## START
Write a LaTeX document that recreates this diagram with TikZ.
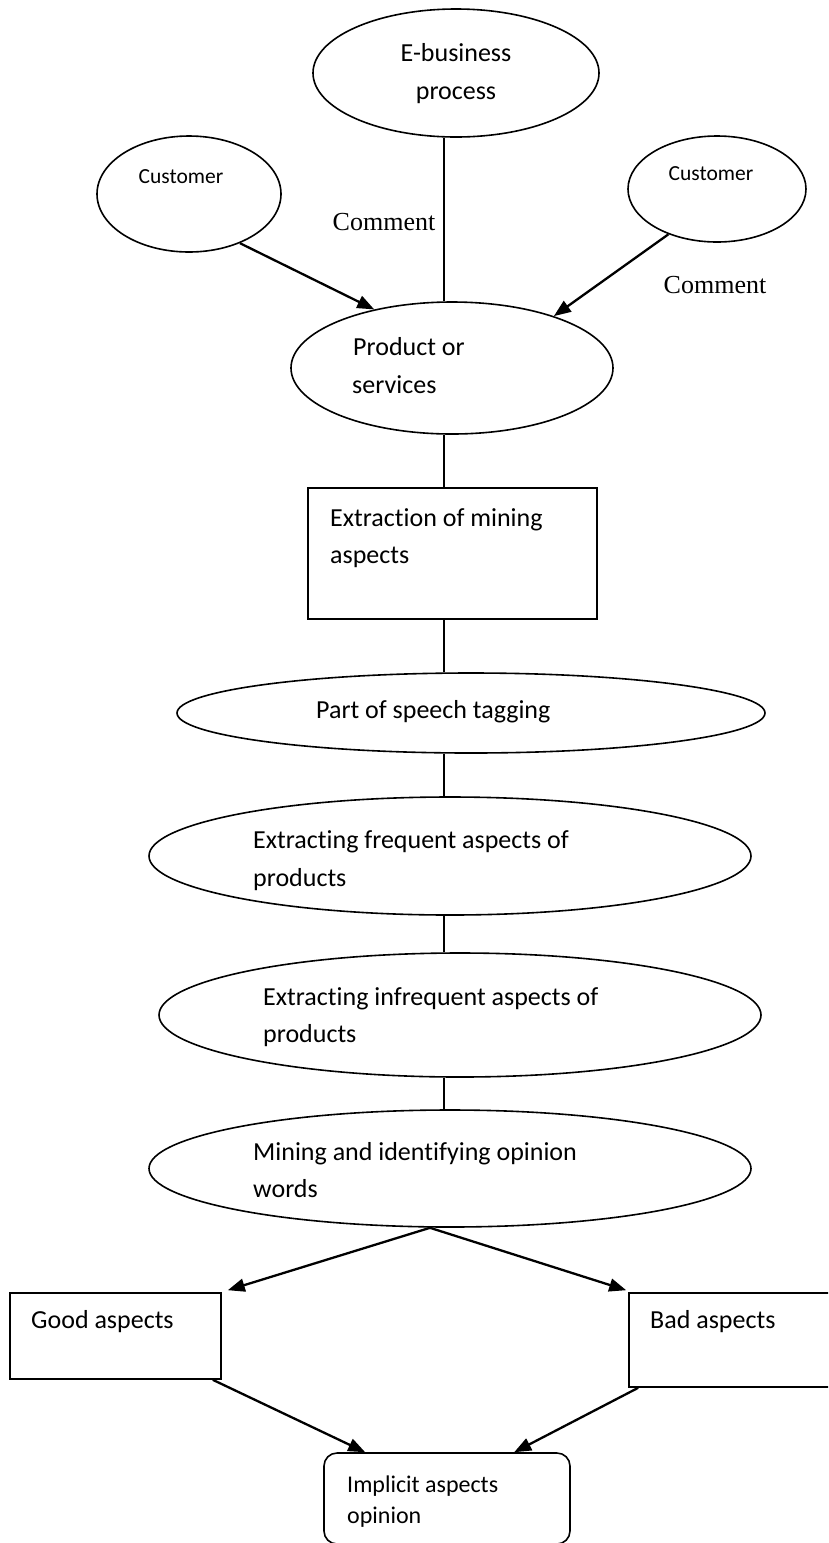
\documentclass[tikz,border=0pt]{standalone}
\usepackage{fontspec}
\setmainfont{Carlito}[Ligatures=NoCommon]
\newfontfamily\cmtfont{Liberation Serif}
\usetikzlibrary{shapes.geometric,arrows.meta,calc}
\begin{document}
\begin{tikzpicture}[x=1pt,y=-1pt,
  shp/.style={draw=black, line width=1.6pt, inner sep=0pt},
  ell/.style={shp, ellipse},
  box/.style={shp, rectangle},
  conn/.style={draw=black, line width=1.3pt},
  arr/.style={draw=black, line width=2.3pt, -{Triangle[length=17pt,width=13pt]}},
  lbl/.style={inner sep=0pt, anchor=base west, font=\fontsize{26}{31}\selectfont},
  clbl/.style={inner sep=0pt, anchor=base, font=\fontsize{26}{31}\selectfont},
  cust/.style={inner sep=0pt, anchor=base, font=\fontsize{21.5}{26}\selectfont},
  cmt/.style={inner sep=0pt, anchor=base, font=\cmtfont\fontsize{26}{31}\selectfont},
  small/.style={inner sep=0pt, anchor=base west, font=\fontsize{24}{29}\selectfont}]
\useasboundingbox (0,0) rectangle (828,1543);
\clip (0,0) rectangle (828,1543);
\fill[white] (0,0) rectangle (828,1543);

% shapes
\node[ell, minimum width=286pt, minimum height=128pt] (eb) at (456,73) {};
\node[ell, minimum width=184pt, minimum height=116pt] (lc) at (189,194) {};
\node[ell, minimum width=178pt, minimum height=106pt] (rc) at (717,189) {};
\node[ell, minimum width=322pt, minimum height=132pt] (pr) at (452,368) {};
\node[box, minimum width=289pt, minimum height=131pt] (ex) at (452.5,553.5) {};
\node[ell, minimum width=588pt, minimum height=80pt] (ps) at (471,713) {};
\node[ell, minimum width=602pt, minimum height=118pt] (fr) at (450,856) {};
\node[ell, minimum width=602pt, minimum height=124pt] (inf) at (460,1015) {};
\node[ell, minimum width=602pt, minimum height=117pt] (mi) at (450,1168.5) {};
\node[box, minimum width=211pt, minimum height=86pt] (gd) at (115.5,1336) {};
\node[box, minimum width=211pt, minimum height=94pt] (bd) at (734.5,1340) {};
\node[box, rounded corners=13pt, minimum width=246pt, minimum height=91pt] (im) at (447,1498.5) {};

% texts
\node[clbl] (t1a) at (456,61) {E-business};
\node[clbl] (t1b) at (456,99) {process};
\node[cust] (t2) at (181,183) {Customer};
\node[cust] (t3) at (711,180) {Customer};
\node[cmt] (c1) at (384,230) {Comment};
\node[cmt] (c2) at (715,293) {Comment};
\node[lbl] (t4a) at (353,355) {Product or};
\node[lbl] (t4b) at (352,393) {services};
\node[lbl] (t5a) at (330,526) {Extraction of mining};
\node[lbl] (t5b) at (330,563) {aspects};
\node[lbl] (t6) at (316,718) {Part of speech tagging};
\node[lbl] (t7a) at (253,848) {Extracting frequent aspects of};
\node[lbl] (t7b) at (253,886) {products};
\node[lbl] (t8a) at (263,1005) {Extracting infrequent aspects of};
\node[lbl] (t8b) at (263,1042) {products};
\node[lbl] (t9a) at (253,1160) {Mining and identifying opinion};
\node[lbl] (t9b) at (253,1197) {words};
\node[lbl] (t10) at (31,1328) {Good aspects};
\node[lbl] (t11) at (650,1328) {Bad aspects};
\node[small] (t12a) at (347,1492) {Implicit aspects};
\node[small] (t12b) at (347,1523) {opinion};

% spine connectors
\coordinate (spine) at (444,0);
\draw[conn] (spine |- eb.south) -- (spine |- pr.north);
\draw[conn] (spine |- pr.south) -- (spine |- ex.north);
\draw[conn] (spine |- ex.south) -- (spine |- ps.north);
\draw[conn] (spine |- ps.south) -- (spine |- fr.north);
\draw[conn] (spine |- fr.south) -- (spine |- inf.north);
\draw[conn] (spine |- inf.south) -- (spine |- mi.north);

% arrows
\draw[arr] (lc.-44) -- (pr.143);
\draw[arr] (rc.223) -- (pr.27);
\coordinate (fork) at ($(mi.south)+(-20,0)$);
\draw[arr] (fork) -- ($(gd.north east)+(6,-2)$);
\draw[arr] (fork) -- ($(bd.north west)+(-2,-2)$);
\draw[arr] ($(gd.south east)+(-9,0)$) -- ($(im.north west)+(42,0)$);
\draw[arr] ($(bd.south west)+(10,0)$) -- ($(im.north west)+(191,0)$);
\end{tikzpicture}
\end{document}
## END
Retype everything in the material word for word, minus pictures.

RESPONSE TO THE TASK:
Write a LaTeX document that recreates this diagram with TikZ.
\documentclass[tikz,border=0pt]{standalone}
\usepackage{fontspec}
\setmainfont{Carlito}[Ligatures=NoCommon]
\newfontfamily\cmtfont{Liberation Serif}
\usetikzlibrary{shapes.geometric,arrows.meta,calc}
\begin{document}
\begin{tikzpicture}[x=1pt,y=-1pt,
  shp/.style={draw=black, line width=1.6pt, inner sep=0pt},
  ell/.style={shp, ellipse},
  box/.style={shp, rectangle},
  conn/.style={draw=black, line width=1.3pt},
  arr/.style={draw=black, line width=2.3pt, -{Triangle[length=17pt,width=13pt]}},
  lbl/.style={inner sep=0pt, anchor=base west, font=\fontsize{26}{31}\selectfont},
  clbl/.style={inner sep=0pt, anchor=base, font=\fontsize{26}{31}\selectfont},
  cust/.style={inner sep=0pt, anchor=base, font=\fontsize{21.5}{26}\selectfont},
  cmt/.style={inner sep=0pt, anchor=base, font=\cmtfont\fontsize{26}{31}\selectfont},
  small/.style={inner sep=0pt, anchor=base west, font=\fontsize{24}{29}\selectfont}]
\useasboundingbox (0,0) rectangle (828,1543);
\clip (0,0) rectangle (828,1543);
\fill[white] (0,0) rectangle (828,1543);

% shapes
\node[ell, minimum width=286pt, minimum height=128pt] (eb) at (456,73) {};
\node[ell, minimum width=184pt, minimum height=116pt] (lc) at (189,194) {};
\node[ell, minimum width=178pt, minimum height=106pt] (rc) at (717,189) {};
\node[ell, minimum width=322pt, minimum height=132pt] (pr) at (452,368) {};
\node[box, minimum width=289pt, minimum height=131pt] (ex) at (452.5,553.5) {};
\node[ell, minimum width=588pt, minimum height=80pt] (ps) at (471,713) {};
\node[ell, minimum width=602pt, minimum height=118pt] (fr) at (450,856) {};
\node[ell, minimum width=602pt, minimum height=124pt] (inf) at (460,1015) {};
\node[ell, minimum width=602pt, minimum height=117pt] (mi) at (450,1168.5) {};
\node[box, minimum width=211pt, minimum height=86pt] (gd) at (115.5,1336) {};
\node[box, minimum width=211pt, minimum height=94pt] (bd) at (734.5,1340) {};
\node[box, rounded corners=13pt, minimum width=246pt, minimum height=91pt] (im) at (447,1498.5) {};

% texts
\node[clbl] (t1a) at (456,61) {E-business};
\node[clbl] (t1b) at (456,99) {process};
\node[cust] (t2) at (181,183) {Customer};
\node[cust] (t3) at (711,180) {Customer};
\node[cmt] (c1) at (384,230) {Comment};
\node[cmt] (c2) at (715,293) {Comment};
\node[lbl] (t4a) at (353,355) {Product or};
\node[lbl] (t4b) at (352,393) {services};
\node[lbl] (t5a) at (330,526) {Extraction of mining};
\node[lbl] (t5b) at (330,563) {aspects};
\node[lbl] (t6) at (316,718) {Part of speech tagging};
\node[lbl] (t7a) at (253,848) {Extracting frequent aspects of};
\node[lbl] (t7b) at (253,886) {products};
\node[lbl] (t8a) at (263,1005) {Extracting infrequent aspects of};
\node[lbl] (t8b) at (263,1042) {products};
\node[lbl] (t9a) at (253,1160) {Mining and identifying opinion};
\node[lbl] (t9b) at (253,1197) {words};
\node[lbl] (t10) at (31,1328) {Good aspects};
\node[lbl] (t11) at (650,1328) {Bad aspects};
\node[small] (t12a) at (347,1492) {Implicit aspects};
\node[small] (t12b) at (347,1523) {opinion};

% spine connectors
\coordinate (spine) at (444,0);
\draw[conn] (spine |- eb.south) -- (spine |- pr.north);
\draw[conn] (spine |- pr.south) -- (spine |- ex.north);
\draw[conn] (spine |- ex.south) -- (spine |- ps.north);
\draw[conn] (spine |- ps.south) -- (spine |- fr.north);
\draw[conn] (spine |- fr.south) -- (spine |- inf.north);
\draw[conn] (spine |- inf.south) -- (spine |- mi.north);

% arrows
\draw[arr] (lc.-44) -- (pr.143);
\draw[arr] (rc.223) -- (pr.27);
\coordinate (fork) at ($(mi.south)+(-20,0)$);
\draw[arr] (fork) -- ($(gd.north east)+(6,-2)$);
\draw[arr] (fork) -- ($(bd.north west)+(-2,-2)$);
\draw[arr] ($(gd.south east)+(-9,0)$) -- ($(im.north west)+(42,0)$);
\draw[arr] ($(bd.south west)+(10,0)$) -- ($(im.north west)+(191,0)$);
\end{tikzpicture}
\end{document}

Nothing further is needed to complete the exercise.